Problem to solve:
Repeat the records below exactly, leaving out any pictures.
[Start of Records for the task]
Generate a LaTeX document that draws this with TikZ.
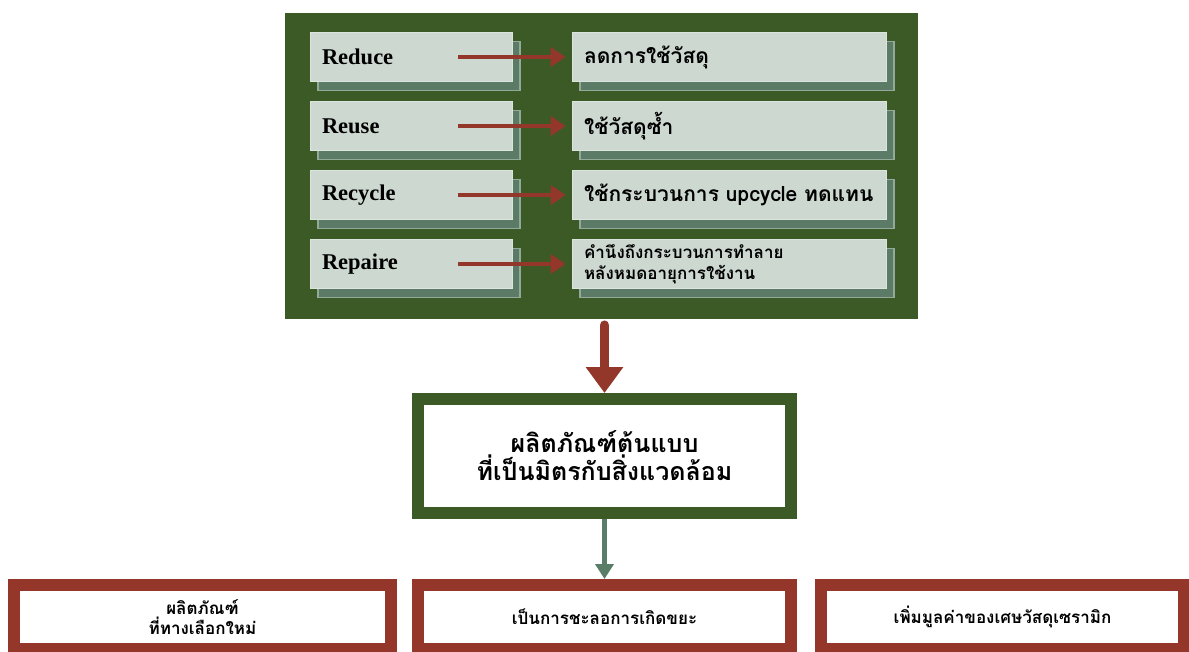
\documentclass[tikz,border=0pt]{standalone}
\usepackage{fontspec}
\setmainfont{Liberation Serif}
\newfontfamily\thaifont[Script=Thai]{Loma}
\usetikzlibrary{arrows.meta,shadows}

\definecolor{panelgreen}{HTML}{3C5A25}
\definecolor{boxfill}{HTML}{CDD8D1}
\definecolor{boxedge}{HTML}{DCE4DE}
\definecolor{shadowfill}{HTML}{5B7B66}
\definecolor{shadowedge}{HTML}{93AA9B}
\definecolor{arrowred}{HTML}{93372A}
\definecolor{midarrow}{HTML}{5A7D67}
\definecolor{bottomred}{HTML}{95362A}

\tikzset{
  panel/.style={fill=panelgreen, draw=none, inner sep=0pt,
    minimum width=633pt, minimum height=306pt},
  card/.style={fill=boxfill, draw=boxedge, line width=0.6pt,
    minimum height=49pt, inner xsep=12pt, inner ysep=2pt, align=left,
    drop shadow={shadow xshift=8pt, shadow yshift=-9pt, opacity=1,
      fill=shadowfill, draw=shadowedge, line width=1.2pt}},
  tagcard/.style={card, text width=178pt,
    font=\bfseries\fontsize{22.5}{24}\selectfont},
  desccard/.style={card, text width=290pt,
    font=\thaifont\bfseries\fontsize{21}{24}\selectfont},
  smalldesc/.style={desccard, font=\thaifont\bfseries\fontsize{17}{21}\selectfont},
  redarrow/.style={draw=arrowred, line width=4.5pt,
    -{Triangle[length=15pt,width=19pt]}},
  bigarrow/.style={draw=arrowred, line width=9.5pt, line cap=round,
    -{Triangle[length=26pt,width=36pt]}},
  smallarrow/.style={draw=midarrow, line width=4.5pt,
    -{Triangle[length=15pt,width=18pt]}},
  product/.style={draw=panelgreen, line width=12pt, fill=white,
    minimum width=373pt, minimum height=114pt, align=center,
    font=\thaifont\bfseries\fontsize{25}{28}\selectfont},
  outcome/.style={draw=bottomred, line width=12pt, fill=white,
    minimum height=64pt, align=center,
    font=\thaifont\bfseries\fontsize{17}{20}\selectfont},
}

\begin{document}
\begin{tikzpicture}[x=1pt,y=-1pt]
\useasboundingbox (0,0) rectangle (1189,651);
\clip (0,0) rectangle (1189,651);

% green panel holding the four R's
\node[panel] (panel) at (601.5,166) {};

\node[tagcard]  (L1) at (411,57)  {Reduce};
\node[desccard] (R1) at (729,57)  {ลดการใช้วัสดุ};
\node[tagcard]  (L2) at (411,126) {Reuse};
\node[desccard] (R2) at (729,126) {ใช้วัสดุซ้ำ};
\node[tagcard]  (L3) at (411,195) {Recycle};
\node[desccard] (R3) at (729,195) {ใช้กระบวนการ upcycle ทดแทน};
\node[tagcard]  (L4) at (411,264) {Repaire};
\node[smalldesc] (R4) at (729,264) {คำนึงถึงกระบวนการทำลาย\\หลังหมดอายุการใช้งาน};

\foreach \i in {1,...,4}
  \draw[redarrow] ([xshift=-54pt]L\i.east) -- ([xshift=-6pt]R\i.west);

% prototype product
\node[product] (mid) at (604.5,456) {ผลิตภัณฑ์ต้นแบบ\\ที่เป็นมิตรกับสิ่งแวดล้อม};
\coordinate (drop) at (mid.north |- panel.south);
\draw[bigarrow] ([yshift=-6pt]drop) -- (mid.north);

% outcomes
\node[outcome, minimum width=377pt] (b1) at (202.5,617) {ผลิตภัณฑ์\\ที่ทางเลือกใหม่};
\node[outcome, minimum width=373pt] (b2) at (604.5,617) {เป็นการชะลอการเกิดขยะ};
\node[outcome, minimum width=363pt] (b3) at (1002.5,617) {เพิ่มมูลค่าของเศษวัสดุเซรามิก};

\draw[smallarrow] (mid.south) -- (b2.north);
\end{tikzpicture}
\end{document}
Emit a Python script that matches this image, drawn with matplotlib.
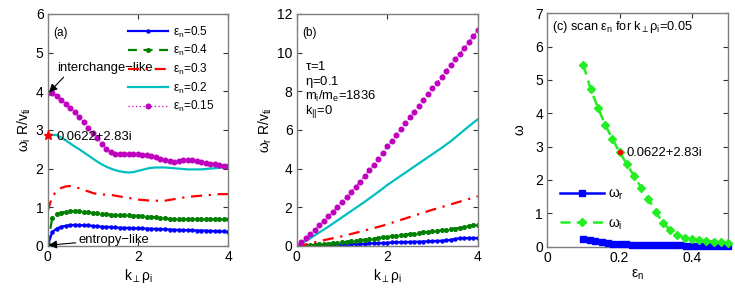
[End of Records for the task]
Answer below:
Generate a LaTeX document that draws this with TikZ.
\documentclass[tikz,border=0pt]{standalone}
\usepackage{fontspec}
\setmainfont{Liberation Serif}
\newfontfamily\thaifont[Script=Thai]{Loma}
\usetikzlibrary{arrows.meta,shadows}

\definecolor{panelgreen}{HTML}{3C5A25}
\definecolor{boxfill}{HTML}{CDD8D1}
\definecolor{boxedge}{HTML}{DCE4DE}
\definecolor{shadowfill}{HTML}{5B7B66}
\definecolor{shadowedge}{HTML}{93AA9B}
\definecolor{arrowred}{HTML}{93372A}
\definecolor{midarrow}{HTML}{5A7D67}
\definecolor{bottomred}{HTML}{95362A}

\tikzset{
  panel/.style={fill=panelgreen, draw=none, inner sep=0pt,
    minimum width=633pt, minimum height=306pt},
  card/.style={fill=boxfill, draw=boxedge, line width=0.6pt,
    minimum height=49pt, inner xsep=12pt, inner ysep=2pt, align=left,
    drop shadow={shadow xshift=8pt, shadow yshift=-9pt, opacity=1,
      fill=shadowfill, draw=shadowedge, line width=1.2pt}},
  tagcard/.style={card, text width=178pt,
    font=\bfseries\fontsize{22.5}{24}\selectfont},
  desccard/.style={card, text width=290pt,
    font=\thaifont\bfseries\fontsize{21}{24}\selectfont},
  smalldesc/.style={desccard, font=\thaifont\bfseries\fontsize{17}{21}\selectfont},
  redarrow/.style={draw=arrowred, line width=4.5pt,
    -{Triangle[length=15pt,width=19pt]}},
  bigarrow/.style={draw=arrowred, line width=9.5pt, line cap=round,
    -{Triangle[length=26pt,width=36pt]}},
  smallarrow/.style={draw=midarrow, line width=4.5pt,
    -{Triangle[length=15pt,width=18pt]}},
  product/.style={draw=panelgreen, line width=12pt, fill=white,
    minimum width=373pt, minimum height=114pt, align=center,
    font=\thaifont\bfseries\fontsize{25}{28}\selectfont},
  outcome/.style={draw=bottomred, line width=12pt, fill=white,
    minimum height=64pt, align=center,
    font=\thaifont\bfseries\fontsize{17}{20}\selectfont},
}

\begin{document}
\begin{tikzpicture}[x=1pt,y=-1pt]
\useasboundingbox (0,0) rectangle (1189,651);
\clip (0,0) rectangle (1189,651);

% green panel holding the four R's
\node[panel] (panel) at (601.5,166) {};

\node[tagcard]  (L1) at (411,57)  {Reduce};
\node[desccard] (R1) at (729,57)  {ลดการใช้วัสดุ};
\node[tagcard]  (L2) at (411,126) {Reuse};
\node[desccard] (R2) at (729,126) {ใช้วัสดุซ้ำ};
\node[tagcard]  (L3) at (411,195) {Recycle};
\node[desccard] (R3) at (729,195) {ใช้กระบวนการ upcycle ทดแทน};
\node[tagcard]  (L4) at (411,264) {Repaire};
\node[smalldesc] (R4) at (729,264) {คำนึงถึงกระบวนการทำลาย\\หลังหมดอายุการใช้งาน};

\foreach \i in {1,...,4}
  \draw[redarrow] ([xshift=-54pt]L\i.east) -- ([xshift=-6pt]R\i.west);

% prototype product
\node[product] (mid) at (604.5,456) {ผลิตภัณฑ์ต้นแบบ\\ที่เป็นมิตรกับสิ่งแวดล้อม};
\coordinate (drop) at (mid.north |- panel.south);
\draw[bigarrow] ([yshift=-6pt]drop) -- (mid.north);

% outcomes
\node[outcome, minimum width=377pt] (b1) at (202.5,617) {ผลิตภัณฑ์\\ที่ทางเลือกใหม่};
\node[outcome, minimum width=373pt] (b2) at (604.5,617) {เป็นการชะลอการเกิดขยะ};
\node[outcome, minimum width=363pt] (b3) at (1002.5,617) {เพิ่มมูลค่าของเศษวัสดุเซรามิก};

\draw[smallarrow] (mid.south) -- (b2.north);
\end{tikzpicture}
\end{document}
Emit a Python script that matches this image, drawn with matplotlib.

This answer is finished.